In 2015, Jim O’Neill finally broke the silence surrounding the end of the Red Knights, revealing that a clash of egos among those willing to contribute hampered the bid significantly

“It was a very difficult thing to pull off,” O’Neill told BBC North West Tonight.

“It was difficult to find enough and of course, along with people with wealth – maybe it’s true of life in general – there’s a lot of ego that goes with it and it was very difficult.

“We couldn’t get enough people to support the exact philanthropic principle behind the concept of what I wanted to do.

“If we wanted to explore it in a more commercial way then a deal could have been done.”

Fresh hope

Thus, the Glazers remain in charge. Malcolm Glazer, the instigator of their reign at Old Trafford, died in May 2014 at the age of 85 but his sons Avram and Joel remain in place as co-chairmen.
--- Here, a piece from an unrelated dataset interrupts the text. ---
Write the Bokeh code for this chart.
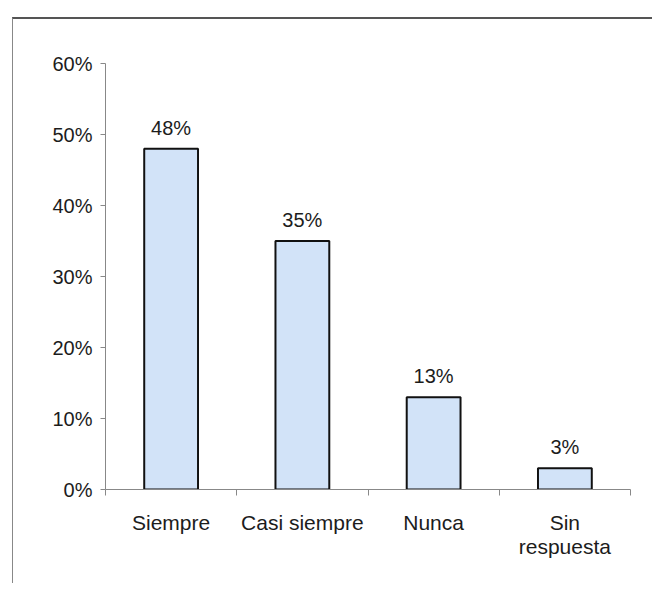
from bokeh.plotting import figure
from bokeh.models import ColumnDataSource, FixedTicker, NumeralTickFormatter, Range1d
from bokeh.core.properties import value
from bokeh.embed import file_html
from bokeh.resources import INLINE

categories = ["Siempre", "Casi siempre", "Nunca", "Sin\nrespuesta"]
values = [0.48, 0.35, 0.13, 0.03]
labels = ["48%", "35%", "13%", "3%"]
y_ticks = [0, 0.1, 0.2, 0.3, 0.4, 0.5, 0.6]

FONT = "Liberation Sans"
centers = [i + 0.5 for i in range(len(categories))]
bounds = [float(i) for i in range(len(categories) + 1)]
src = ColumnDataSource(dict(x=centers, top=values, label=labels))

p = figure(width=640, height=566, output_backend="svg", toolbar_location=None,
           x_range=Range1d(0, len(categories)), y_range=Range1d(0, 0.6),
           min_border_left=92, min_border_top=44, min_border_right=23,
           min_border_bottom=96)
p.margin = (17, 0, 0, 12)
p.styles = {"border-top": "2px solid #555555", "border-left": "1px solid #888888"}
p.outline_line_color = None
p.background_fill_color = "white"
p.border_fill_color = "white"
p.xgrid.visible = False
p.ygrid.visible = False

p.vbar(x="x", top="top", width=0.41, bottom=0, source=src,
       fill_color="#d2e3f8", line_color="#111111", line_width=2)

p.text(x="x", y="top", text="label", source=src, text_align="center",
       text_baseline="bottom", y_offset=-10, text_font=value(FONT),
       text_font_size="20px", text_color="#1c1c1c")

# y axis
ya = p.yaxis[0]
ya.ticker = FixedTicker(ticks=y_ticks)
ya.formatter = NumeralTickFormatter(format="0%")
ya.axis_line_color = "#888888"
ya.major_tick_line_color = "#888888"
ya.major_tick_out = 5
ya.major_tick_in = 0
ya.minor_tick_line_color = None
ya.major_label_standoff = 8
ya.major_label_text_font = FONT
ya.major_label_text_font_size = "20px"
ya.major_label_text_color = "#1c1c1c"

# x axis
xa = p.xaxis[0]
xa.ticker = FixedTicker(ticks=centers, minor_ticks=bounds)
xa.major_label_overrides = {c: lab for c, lab in zip(centers, categories)}
xa.axis_line_color = "#888888"
xa.major_tick_line_color = None
xa.major_tick_out = 0
xa.major_tick_in = 0
xa.minor_tick_line_color = "#888888"
xa.minor_tick_out = 6
xa.minor_tick_in = 0
xa.major_label_standoff = 15
xa.major_label_text_font = FONT
xa.major_label_text_font_size = "21px"
xa.major_label_text_color = "#1c1c1c"
xa.major_label_text_line_height = 1.05

open("out.html", "w").write(file_html(p, INLINE))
Fresh protests and fan action followed the shambles that is the European Super League and the way in which United acted as a driving force for it – impassioned fan protests even resulted in the postponement of the Premier League fixture against Liverpool in May 2021.

The fury of fans across the country was arguably more vociferous than any protest against the Glazers in the past and there is clear renewed hope that change can be brought about.

Things cooled somewhat over the 2021-22 season but United fans rejoiced at news that the Glazer family were looking to sell the club in November 2022.

A new group of Red Knights may ride again soon.